I found performance to be similar to a Lowel Tota. Here are the photometrics from Lowel which my testing verified to be pretty close. Note how beam angle affects output.

The gist:


  • Great design
  • Single Point source
  • High CRI/TLCI with good real-world color rendering
  • Remote operation
  • Accessories make it whoppingly versatile


  • Output may have been misrepresented (or I got a defective unit)(or my memory is defective). This is not quite a 1.5K tungsten equivalent.
  • Remote doesn’t feel custom-made.
  • I kept covering the umbrella hole with the light stand.

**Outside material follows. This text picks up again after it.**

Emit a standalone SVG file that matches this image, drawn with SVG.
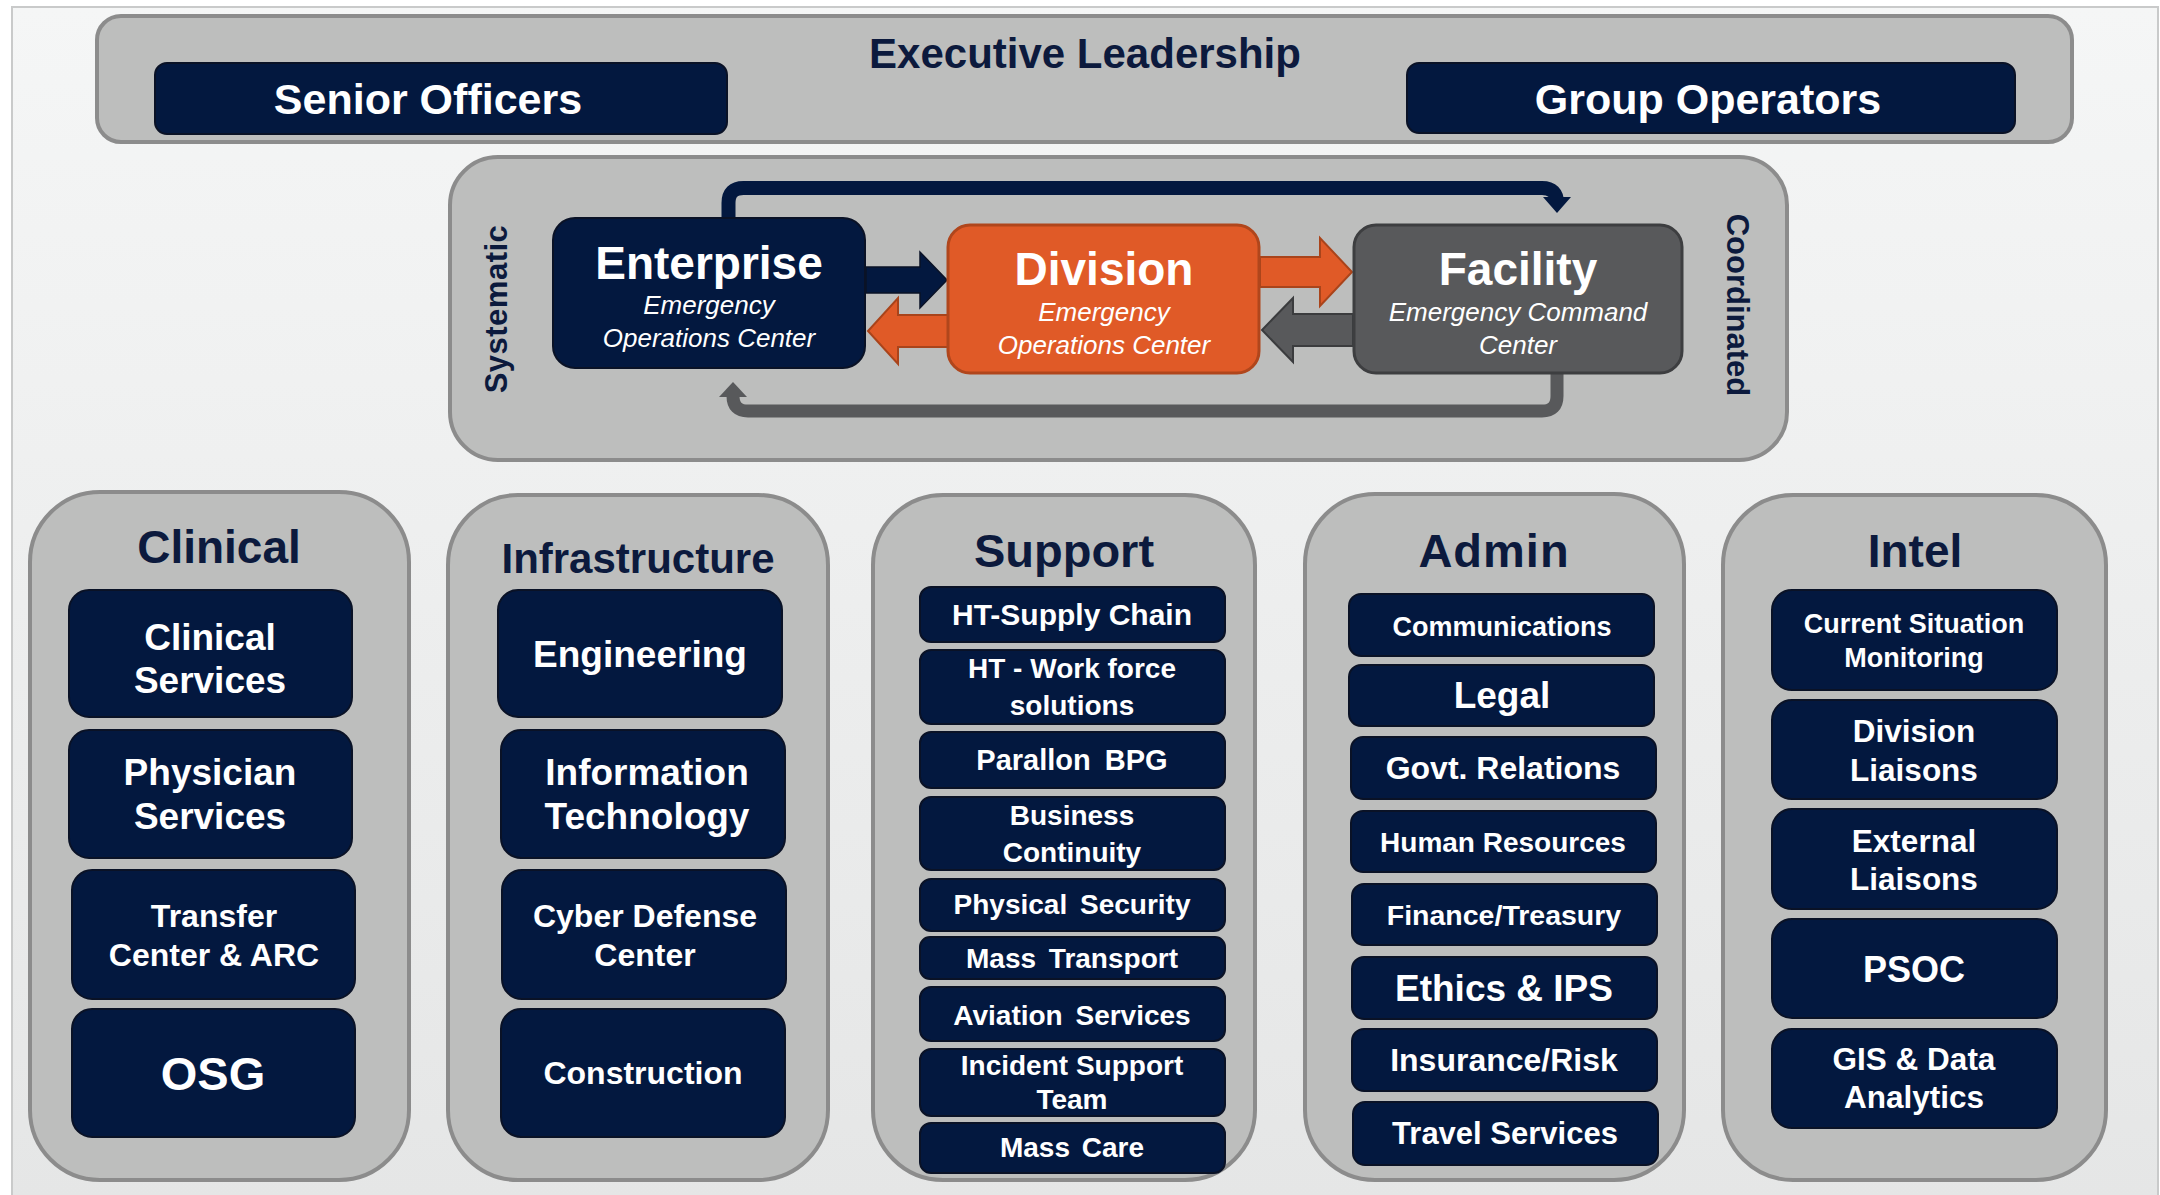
<svg xmlns="http://www.w3.org/2000/svg" width="2160" height="1195" viewBox="0 0 2160 1195">
<defs>
<linearGradient id="bg" x1="0" y1="0" x2="0" y2="1">
<stop offset="0" stop-color="#f5f6f6"/>
<stop offset="1" stop-color="#e5e6e6"/>
</linearGradient>
<style>
.grp{fill:#bdbebd;stroke:#8c8c8c;stroke-width:4}
.box{fill:#03183f;stroke:#0a1226;stroke-width:2}
.t{font-family:"Liberation Sans",Arial,sans-serif;font-weight:bold;fill:#ffffff;text-anchor:middle}
.i{font-family:"Liberation Sans",Arial,sans-serif;font-style:italic;fill:#ffffff;text-anchor:middle;font-size:26px}
.h{font-family:"Liberation Sans",Arial,sans-serif;font-weight:bold;fill:#0c1a3d;text-anchor:middle}
</style>
</defs>
<rect x="0" y="0" width="2160" height="1195" fill="#ffffff"/>
<rect x="12" y="7" width="2146" height="1192" fill="url(#bg)" stroke="#c9caca" stroke-width="2"/>

<g id="executive-leadership">
<rect class="grp" x="97" y="16" width="1975" height="126" rx="24"/>
<text class="h" x="1085" y="68" font-size="42">Executive Leadership</text>
</g>
<g id="senior-officers">
<rect class="box" x="155" y="63" width="572" height="71" rx="12"/>
<text class="t" x="428" y="114" font-size="43">Senior Officers</text>
</g>
<g id="group-operators">
<rect class="box" x="1407" y="63" width="608" height="70" rx="12"/>
<text class="t" x="1708" y="114" font-size="43">Group Operators</text>
</g>

<g id="eoc-panel">
<rect class="grp" x="450" y="157" width="1337" height="303" rx="48"/>
<text class="h" font-size="31" letter-spacing="0.5" transform="translate(507,309) rotate(-90)">Systematic</text>
<text class="h" font-size="31" transform="translate(1727,305) rotate(90)">Coordinated</text>
</g>

<g id="connectors">
<polygon points="866,267 920,267 920,252 947,280 920,308 920,293 866,293" fill="#03183f" stroke="#0a1226" stroke-width="1.5"/>
<polygon points="948,315 898,315 898,298 868,331 898,364 898,347 948,347" fill="#e05a27" stroke="#a9441b" stroke-width="2"/>
<polygon points="1260,257 1320,257 1320,238 1352,272 1320,306 1320,287 1260,287" fill="#e05a27" stroke="#a9441b" stroke-width="2"/>
<polygon points="1353,314 1293,314 1293,298 1262,330 1293,362 1293,346 1353,346" fill="#58595b" stroke="#3b3c3e" stroke-width="2"/>
<path d="M728.5 219 V203 Q728.5 188 743.5 188 H1542 Q1557 188 1557 203 V200" fill="none" stroke="#03183f" stroke-width="14"/>
<polygon points="1543,197 1571,197 1557,213" fill="#03183f"/>
<path d="M1557 372 V396 Q1557 411 1542 411 H748 Q733 411 733 396 V395" fill="none" stroke="#58595b" stroke-width="13"/>
<polygon points="719,397 747,397 733,382" fill="#58595b"/>
</g>

<g id="enterprise">
<rect class="box" x="553" y="218" width="312" height="150" rx="22"/>
<text class="t" x="709" y="279" font-size="46">Enterprise</text>
<text class="i" x="709" y="314">Emergency</text>
<text class="i" x="709" y="347">Operations Center</text>
</g>
<g id="division">
<rect x="948" y="225" width="311" height="148" rx="22" fill="#e05a27" stroke="#b0461c" stroke-width="3"/>
<text class="t" x="1104" y="285" font-size="46">Division</text>
<text class="i" x="1104" y="321">Emergency</text>
<text class="i" x="1104" y="354">Operations Center</text>
</g>
<g id="facility">
<rect x="1354" y="225" width="328" height="148" rx="22" fill="#58595b" stroke="#3d3e40" stroke-width="3"/>
<text class="t" x="1518" y="285" font-size="46">Facility</text>
<text class="i" x="1518" y="321">Emergency Command</text>
<text class="i" x="1518" y="354">Center</text>
</g>

<g id="clinical">
<rect class="grp" x="30" y="492" width="379" height="688" rx="70"/>
<text class="h" x="219" y="563" font-size="46">Clinical</text>
</g>
<g id="clinical-services">
<rect class="box" x="69" y="590" width="283" height="127" rx="20"/>
<text class="t" x="210" y="650" font-size="37">Clinical</text>
<text class="t" x="210" y="693" font-size="37">Services</text>
</g>
<g id="physician-services">
<rect class="box" x="69" y="730" width="283" height="128" rx="20"/>
<text class="t" x="210" y="785" font-size="37">Physician</text>
<text class="t" x="210" y="829" font-size="37">Services</text>
</g>
<g id="transfer-center">
<rect class="box" x="72" y="870" width="283" height="129" rx="20"/>
<text class="t" x="214" y="927" font-size="32">Transfer</text>
<text class="t" x="214" y="966" font-size="32">Center &amp; ARC</text>
</g>
<g id="osg">
<rect class="box" x="72" y="1009" width="283" height="128" rx="20"/>
<text class="t" x="213" y="1090" font-size="47">OSG</text>
</g>

<g id="infrastructure">
<rect class="grp" x="448" y="495" width="380" height="685" rx="70"/>
<text class="h" x="638" y="573" font-size="42">Infrastructure</text>
</g>
<g id="engineering">
<rect class="box" x="498" y="590" width="284" height="127" rx="20"/>
<text class="t" x="640" y="667" font-size="37">Engineering</text>
</g>
<g id="information-technology">
<rect class="box" x="501" y="730" width="284" height="128" rx="20"/>
<text class="t" x="647" y="785" font-size="37">Information</text>
<text class="t" x="647" y="829" font-size="37">Technology</text>
</g>
<g id="cyber-defense-center">
<rect class="box" x="502" y="870" width="284" height="129" rx="20"/>
<text class="t" x="645" y="927" font-size="32">Cyber Defense</text>
<text class="t" x="645" y="966" font-size="32">Center</text>
</g>
<g id="construction">
<rect class="box" x="501" y="1009" width="284" height="128" rx="20"/>
<text class="t" x="643" y="1084" font-size="32">Construction</text>
</g>

<g id="support">
<rect class="grp" x="873" y="495" width="382" height="685" rx="70"/>
<text class="h" x="1064" y="567" font-size="47">Support</text>
</g>
<g id="ht-supply-chain">
<rect class="box" x="920" y="587" width="305" height="55" rx="11"/>
<text class="t" x="1072" y="625" font-size="30">HT-Supply Chain</text>
</g>
<g id="ht-work-force">
<rect class="box" x="920" y="650" width="305" height="74" rx="11"/>
<text class="t" x="1072" y="678" font-size="28">HT - Work force</text>
<text class="t" x="1072" y="715" font-size="28">solutions</text>
</g>
<g id="parallon-bpg">
<rect class="box" x="920" y="732" width="305" height="56" rx="11"/>
<text class="t" x="1072" y="770" font-size="29" word-spacing="6">Parallon BPG</text>
</g>
<g id="business-continuity">
<rect class="box" x="920" y="797" width="305" height="73" rx="11"/>
<text class="t" x="1072" y="825" font-size="28">Business</text>
<text class="t" x="1072" y="862" font-size="28">Continuity</text>
</g>
<g id="physical-security">
<rect class="box" x="920" y="879" width="305" height="52" rx="11"/>
<text class="t" x="1072" y="914" font-size="28" word-spacing="5">Physical Security</text>
</g>
<g id="mass-transport">
<rect class="box" x="920" y="937" width="305" height="42" rx="10"/>
<text class="t" x="1072" y="968" font-size="28" word-spacing="5">Mass Transport</text>
</g>
<g id="aviation-services">
<rect class="box" x="920" y="987" width="305" height="54" rx="11"/>
<text class="t" x="1072" y="1025" font-size="28" word-spacing="5">Aviation Services</text>
</g>
<g id="incident-support-team">
<rect class="box" x="920" y="1049" width="305" height="67" rx="11"/>
<text class="t" x="1072" y="1075" font-size="28">Incident Support</text>
<text class="t" x="1072" y="1109" font-size="28">Team</text>
</g>
<g id="mass-care">
<rect class="box" x="920" y="1123" width="305" height="50" rx="11"/>
<text class="t" x="1072" y="1157" font-size="28" word-spacing="4">Mass Care</text>
</g>

<g id="admin">
<rect class="grp" x="1305" y="494" width="379" height="686" rx="70"/>
<text class="h" x="1494" y="567" font-size="47" letter-spacing="1">Admin</text>
</g>
<g id="communications">
<rect class="box" x="1349" y="594" width="305" height="62" rx="12"/>
<text class="t" x="1502" y="636" font-size="27">Communications</text>
</g>
<g id="legal">
<rect class="box" x="1349" y="665" width="305" height="61" rx="12"/>
<text class="t" x="1502" y="708" font-size="37">Legal</text>
</g>
<g id="govt-relations">
<rect class="box" x="1351" y="737" width="305" height="62" rx="12"/>
<text class="t" x="1503" y="779" font-size="32">Govt. Relations</text>
</g>
<g id="human-resources">
<rect class="box" x="1351" y="811" width="305" height="61" rx="12"/>
<text class="t" x="1503" y="852" font-size="28">Human Resources</text>
</g>
<g id="finance-treasury">
<rect class="box" x="1352" y="884" width="305" height="61" rx="12"/>
<text class="t" x="1504" y="925" font-size="28.5">Finance/Treasury</text>
</g>
<g id="ethics-ips">
<rect class="box" x="1352" y="957" width="305" height="62" rx="12"/>
<text class="t" x="1504" y="1001" font-size="37">Ethics &amp; IPS</text>
</g>
<g id="insurance-risk">
<rect class="box" x="1352" y="1029" width="305" height="62" rx="12"/>
<text class="t" x="1504" y="1071" font-size="32">Insurance/Risk</text>
</g>
<g id="travel-services">
<rect class="box" x="1353" y="1102" width="305" height="63" rx="12"/>
<text class="t" x="1505" y="1144" font-size="31">Travel Services</text>
</g>

<g id="intel">
<rect class="grp" x="1723" y="495" width="383" height="685" rx="70"/>
<text class="h" x="1915" y="567" font-size="46">Intel</text>
</g>
<g id="current-situation-monitoring">
<rect class="box" x="1772" y="590" width="285" height="100" rx="20"/>
<text class="t" x="1914" y="633" font-size="27">Current Situation</text>
<text class="t" x="1914" y="667" font-size="27">Monitoring</text>
</g>
<g id="division-liaisons">
<rect class="box" x="1772" y="700" width="285" height="99" rx="20"/>
<text class="t" x="1914" y="742" font-size="31.5">Division</text>
<text class="t" x="1914" y="781" font-size="31.5">Liaisons</text>
</g>
<g id="external-liaisons">
<rect class="box" x="1772" y="809" width="285" height="100" rx="20"/>
<text class="t" x="1914" y="852" font-size="31.5">External</text>
<text class="t" x="1914" y="890" font-size="31.5">Liaisons</text>
</g>
<g id="psoc">
<rect class="box" x="1772" y="919" width="285" height="99" rx="20"/>
<text class="t" x="1914" y="982" font-size="36">PSOC</text>
</g>
<g id="gis-data-analytics">
<rect class="box" x="1772" y="1029" width="285" height="99" rx="20"/>
<text class="t" x="1914" y="1070" font-size="31.5">GIS &amp; Data</text>
<text class="t" x="1914" y="1108" font-size="31.5">Analytics</text>
</g>
</svg>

All in all I would easily recommend this light at this price point. The mount makes it very compatible with existing accessories, the form factor is well thought out and the color rendering is fantastic. For someone like me who does a steady mix of photo and video work this merging together of the lighting tools involved in both worlds is fantastic. With groups and channels for wireless control it’s easy to analyze the effect of each light just like I’d do with radio triggers and strobes. The wealth of Bowens accessories I’ve accumulated pair nicely with the COB and have me dipping into continuous lighting on shoots where I’d previously have relied on the strobes. Output is finally at the point where it’s just enough to be useful in some of the applications and with some of the modifiers I’ve been waiting for. All in all it’s an exciting time for lighting and this light is a keeper. I’ll further update the site if I end up testing any of the Aputure-brand accessories or the 5600K COB version. Keep up the good work Aputure!